Near-thermo-neutral electron recombination of titanium oxide ions.

While the dissociative recombination (DR) of ground-state molecular ions with low-energy free electrons is generally known to be exothermic, it has been predicted to be endothermic for a class of transition-metal oxide ions. To understand this unusual case, the electron recombination of titanium oxide ions (TiO + ) with electrons has been experimentally investigated using the Cryogenic Storage Ring. In its low radiation field, the TiO + ions relax internally to low rotational excitation (≲100 K). Under controlled collision energies down to ∼2 meV within the merged electron and ion beam configuration, fragment imaging has been applied to determine the kinetic energy released to Ti and O neutral reaction products.
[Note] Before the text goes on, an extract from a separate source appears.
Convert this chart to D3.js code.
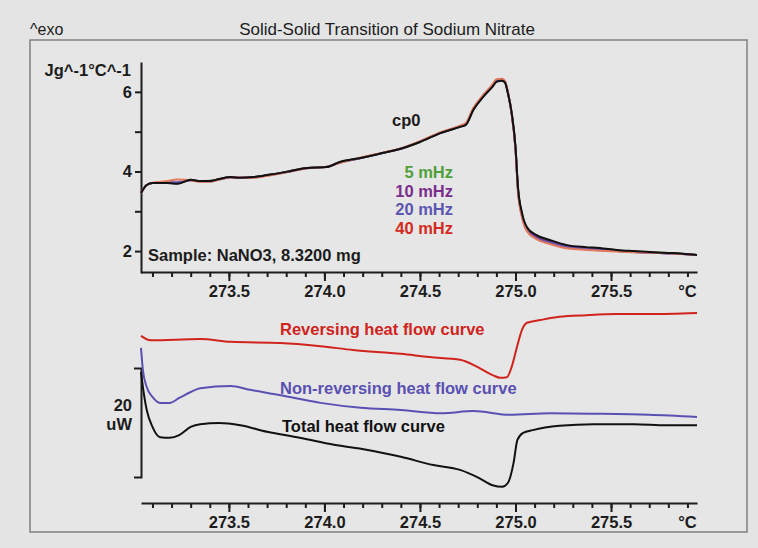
<!DOCTYPE html>
<html lang="en">
<head>
<meta charset="utf-8">
<title>Solid-Solid Transition of Sodium Nitrate</title>
<script src="https://cdn.jsdelivr.net/npm/d3@7"></script>
<style>
    body { margin: 0; background: #e4e4e4; }
    text { font-family: "Liberation Sans", Arial, Helvetica, sans-serif; fill: #1c1c1c; }
    .tick text { font-size: 16.5px; font-weight: bold; }
</style>
</head>
<body>
<script>
// upper panel: heat capacity, Jg^-1°C^-1
var cpTemp = [273.04, 273.07, 273.10, 273.18, 273.23, 273.30, 273.35, 273.40, 273.45, 273.51, 273.56, 273.63, 273.70, 273.80, 273.91, 274.01, 274.08, 274.19, 274.31, 274.40, 274.50, 274.61, 274.71, 274.74, 274.78, 274.83, 274.88, 274.90, 274.93, 274.945, 274.96, 274.98, 275.00, 275.013, 275.034, 275.06, 275.11, 275.18, 275.27, 275.37, 275.44, 275.53, 275.62, 275.72, 275.82, 275.95];
var cp0  = [3.46, 3.66, 3.71, 3.71, 3.69, 3.79, 3.76, 3.76, 3.81, 3.86, 3.84, 3.86, 3.91, 3.99, 4.09, 4.11, 4.24, 4.34, 4.47, 4.57, 4.74, 4.97, 5.12, 5.17, 5.55, 5.87, 6.13, 6.25, 6.28, 6.23, 5.97, 5.47, 4.62, 3.61, 2.96, 2.60, 2.40, 2.28, 2.15, 2.10, 2.08, 2.03, 2.00, 1.97, 1.95, 1.90];
var cp5  = [3.46, 3.66, 3.71, 3.72, 3.70, 3.79, 3.76, 3.77, 3.81, 3.86, 3.84, 3.86, 3.91, 3.99, 4.09, 4.11, 4.23, 4.34, 4.47, 4.57, 4.74, 4.97, 5.12, 5.18, 5.56, 5.88, 6.14, 6.26, 6.29, 6.24, 5.98, 5.46, 4.60, 3.58, 2.93, 2.57, 2.37, 2.26, 2.13, 2.08, 2.06, 2.02, 1.99, 1.97, 1.95, 1.90];
var cp10 = [3.46, 3.66, 3.71, 3.72, 3.71, 3.78, 3.76, 3.76, 3.81, 3.86, 3.84, 3.86, 3.91, 3.99, 4.09, 4.11, 4.23, 4.34, 4.47, 4.57, 4.75, 4.97, 5.13, 5.19, 5.57, 5.89, 6.15, 6.27, 6.30, 6.25, 5.99, 5.46, 4.59, 3.56, 2.91, 2.55, 2.35, 2.24, 2.12, 2.07, 2.05, 2.01, 1.98, 1.96, 1.94, 1.90];
var cp20 = [3.46, 3.66, 3.71, 3.73, 3.73, 3.78, 3.75, 3.75, 3.80, 3.85, 3.84, 3.85, 3.90, 3.98, 4.08, 4.11, 4.22, 4.34, 4.47, 4.58, 4.75, 4.98, 5.14, 5.20, 5.58, 5.90, 6.16, 6.29, 6.31, 6.26, 5.99, 5.45, 4.57, 3.53, 2.88, 2.52, 2.32, 2.21, 2.10, 2.05, 2.03, 2.00, 1.98, 1.96, 1.94, 1.90];
var cp40 = [3.46, 3.66, 3.72, 3.76, 3.80, 3.78, 3.74, 3.74, 3.80, 3.85, 3.85, 3.84, 3.89, 3.98, 4.08, 4.12, 4.22, 4.35, 4.48, 4.58, 4.76, 4.99, 5.15, 5.22, 5.60, 5.92, 6.19, 6.32, 6.33, 6.27, 6.00, 5.45, 4.55, 3.50, 2.85, 2.50, 2.30, 2.18, 2.07, 2.03, 2.01, 1.99, 1.97, 1.96, 1.94, 1.90];
var freqLabels = ["5 mHz", "10 mHz", "20 mHz", "40 mHz"];
var freqColors = ["#4f9f3a", "#7b2d8e", "#5c55b3", "#e2785c"];
var freqTextColors = ["#4f9f3a", "#7b2d8e", "#5c55b3", "#d42a20"];

// lower panel: heat flow, uW (relative)
var revTemp = [273.04, 273.09, 273.35, 273.51, 273.77, 273.98, 274.15, 274.40, 274.55, 274.71, 274.80, 274.88, 274.92, 274.955, 274.98, 275.008, 275.034, 275.06, 275.13, 275.23, 275.37, 275.53, 275.70, 275.95];
var revHF   = [25.9, 25.1, 25.3, 24.8, 24.6, 24.0, 23.3, 22.6, 22.0, 21.5, 20.2, 18.7, 18.2, 18.3, 20.2, 23.9, 27.0, 28.3, 28.8, 29.4, 29.7, 29.9, 29.9, 30.1];
var nonTemp = [273.04, 273.05, 273.07, 273.10, 273.14, 273.19, 273.24, 273.30, 273.35, 273.51, 273.61, 273.77, 273.98, 274.19, 274.40, 274.61, 274.78, 274.97, 275.18, 275.44, 275.70, 275.95];
var nonHF   = [23.7, 19.6, 16.5, 14.7, 13.6, 13.6, 14.5, 15.6, 16.3, 16.7, 16.0, 15.0, 13.6, 12.7, 12.3, 11.7, 12.1, 11.4, 11.7, 11.6, 11.4, 11.0];
var totTemp = [273.04, 273.05, 273.07, 273.10, 273.14, 273.19, 273.24, 273.30, 273.35, 273.45, 273.56, 273.70, 273.87, 274.05, 274.22, 274.40, 274.57, 274.71, 274.81, 274.88, 274.93, 274.96, 274.99, 275.01, 275.04, 275.09, 275.23, 275.41, 275.62, 275.79, 275.95];
var totHF   = [19.3, 16.5, 12.3, 9.2, 7.3, 7.2, 7.7, 9.2, 9.7, 9.9, 9.5, 8.3, 7.2, 5.9, 5.0, 3.7, 2.2, 1.3, -0.2, -1.5, -1.8, -1.1, 2.6, 6.8, 8.1, 8.6, 9.4, 9.7, 9.7, 9.5, 9.5];

var majorTicks = [273.5, 274.0, 274.5, 275.0, 275.5];
var minorTicks = d3.range(273.1, 275.95, 0.1).map(d => +d.toFixed(1));

var width = 758, height = 548;
var fs = 16.5;
var svg = d3.select("body").append("svg")
    .attr("width", width)
    .attr("height", height);

svg.append("rect")
    .attr("x", 30).attr("y", 40)
    .attr("width", 717).attr("height", 492)
    .attr("fill", "#e6e6e6")
    .attr("stroke", "#808080")
    .attr("stroke-width", 1.5);

svg.append("text").text("^exo")
    .attr("x", 30).attr("y", 35)
    .attr("font-size", 16);
svg.append("text").text("Solid-Solid Transition of Sodium Nitrate")
    .attr("x", 387).attr("y", 35)
    .attr("text-anchor", "middle")
    .attr("font-size", 17);

var x = d3.scaleLinear().domain([273.04, 275.95]).range([141, 697]);
var yUp = d3.scaleLinear().domain([1.45, 6.75]).range([273, 62]);
var yLow = d3.scaleLinear().domain([0, 20]).range([477, 368]);

function xAxis(yPos) {
    var g = svg.append("g").attr("transform", `translate(0,${yPos})`);
    g.append("g")
        .call(d3.axisBottom(x).tickValues(minorTicks).tickSize(5).tickSizeOuter(0).tickFormat(""));
    g.append("g")
        .call(d3.axisBottom(x).tickValues(majorTicks).tickSize(9).tickSizeOuter(0).tickFormat(d3.format(".1f")))
        .call(a => a.select(".domain").remove());
    g.selectAll("path, line").attr("stroke", "#1c1c1c").attr("stroke-width", 2);
    g.selectAll(".tick text").attr("y", 25).attr("dy", 0);
    g.append("text").text("°C")
        .attr("x", x(275.9)).attr("y", 25)
        .attr("text-anchor", "middle")
        .attr("font-size", fs).attr("font-weight", "bold");
}
xAxis(272);
xAxis(503);

// upper y axis
var ya = svg.append("g").attr("transform", "translate(141,0)")
    .call(d3.axisLeft(yUp).tickValues([2, 3, 4, 5, 6]).tickSize(6).tickSizeOuter(0)
        .tickFormat(d => d % 2 == 0 ? d : ""));
ya.selectAll("path, line").attr("stroke", "#1c1c1c").attr("stroke-width", 2);
ya.selectAll(".tick text").attr("x", -9);
svg.append("text").text("Jg^-1°C^-1")
    .attr("x", 131).attr("y", 76)
    .attr("text-anchor", "end")
    .attr("font-size", fs).attr("font-weight", "bold");

// lower scale bar
var sb = svg.append("g").attr("transform", "translate(141,0)")
    .call(d3.axisLeft(yLow).tickValues([]).tickSizeOuter(7));
sb.selectAll("path").attr("stroke", "#1c1c1c").attr("stroke-width", 2).attr("fill", "none");
svg.append("text").text("20")
    .attr("x", 132).attr("y", 411)
    .attr("text-anchor", "end")
    .attr("font-size", fs).attr("font-weight", "bold");
svg.append("text").text("uW")
    .attr("x", 132).attr("y", 430)
    .attr("text-anchor", "end")
    .attr("font-size", fs).attr("font-weight", "bold");

// curves
var upLine = d3.line()
    .x(d => x(d[0]))
    .y(d => yUp(d[1]))
    .curve(d3.curveMonotoneX);
var lowLine = d3.line()
    .x(d => x(d[0]))
    .y(d => yLow(d[1]))
    .curve(d3.curveMonotoneX);

[cp5, cp10, cp20, cp40].forEach((s, i) => {
    svg.append("path")
        .datum(d3.zip(cpTemp, s))
        .attr("d", upLine)
        .attr("fill", "none")
        .attr("stroke", freqColors[i])
        .attr("stroke-width", 2);
});
svg.append("path")
    .datum(d3.zip(cpTemp, cp0))
    .attr("d", upLine)
    .attr("fill", "none")
    .attr("stroke", "#111")
    .attr("stroke-width", 2);

svg.append("text").text("cp0")
    .attr("x", 392).attr("y", 126)
    .attr("font-size", fs).attr("font-weight", "bold");
svg.selectAll(".freq")
    .data(freqLabels)
    .join("text")
    .attr("class", "freq")
    .text(d => d)
    .attr("x", 453)
    .attr("y", (d, i) => 178 + i * 18.5)
    .attr("text-anchor", "end")
    .attr("font-size", fs).attr("font-weight", "bold")
    .style("fill", (d, i) => freqTextColors[i]);
svg.append("text").text("Sample: NaNO3, 8.3200 mg")
    .attr("x", 148).attr("y", 261)
    .attr("font-size", fs).attr("font-weight", "bold");

var lowSeries = [
    { t: revTemp, v: revHF, color: "#d0231c", label: "Reversing heat flow curve", lx: 280, ly: 335 },
    { t: nonTemp, v: nonHF, color: "#5a50b2", label: "Non-reversing heat flow curve", lx: 280, ly: 394 },
    { t: totTemp, v: totHF, color: "#111", label: "Total heat flow curve", lx: 282, ly: 432 }
];
lowSeries.forEach(s => {
    svg.append("path")
        .datum(d3.zip(s.t, s.v))
        .attr("d", lowLine)
        .attr("fill", "none")
        .attr("stroke", s.color)
        .attr("stroke-width", 2);
    svg.append("text").text(s.label)
        .attr("x", s.lx).attr("y", s.ly)
        .attr("font-size", fs).attr("font-weight", "bold")
        .style("fill", s.color);
});
</script>
</body>
</html>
Detailed analysis of the fragment imaging data considering the reactant and product excitation channels reveals an endothermicity for the TiO + dissociative electron recombination of (+4 ± 10) meV. This result improves the accuracy of the energy balance by a factor of 7 compared to that found indirectly from hitherto known molecular properties. Conversely, the present endothermicity yields improved dissociation energy values for D 0 (TiO) = (6.824 ± 0.010) eV and D 0 (TiO + ) = (6.832 ± 0.010) eV. All thermochemistry values were compared to new coupled-cluster calculations and found to be in good agreement. Moreover, absolute rate coefficients for the electron recombination of rotationally relaxed ions have been measured, yielding an upper limit of 1 × 10 -7 cm 3 s -1 for typical conditions of cold astrophysical media. Strong variation of the DR rate with the TiO + internal excitation is predicted. Furthermore, potential energy curves for TiO + and TiO have been calculated using a multi-reference configuration interaction method to constrain quantum-dynamical paths driving the observed TiO + electron recombination.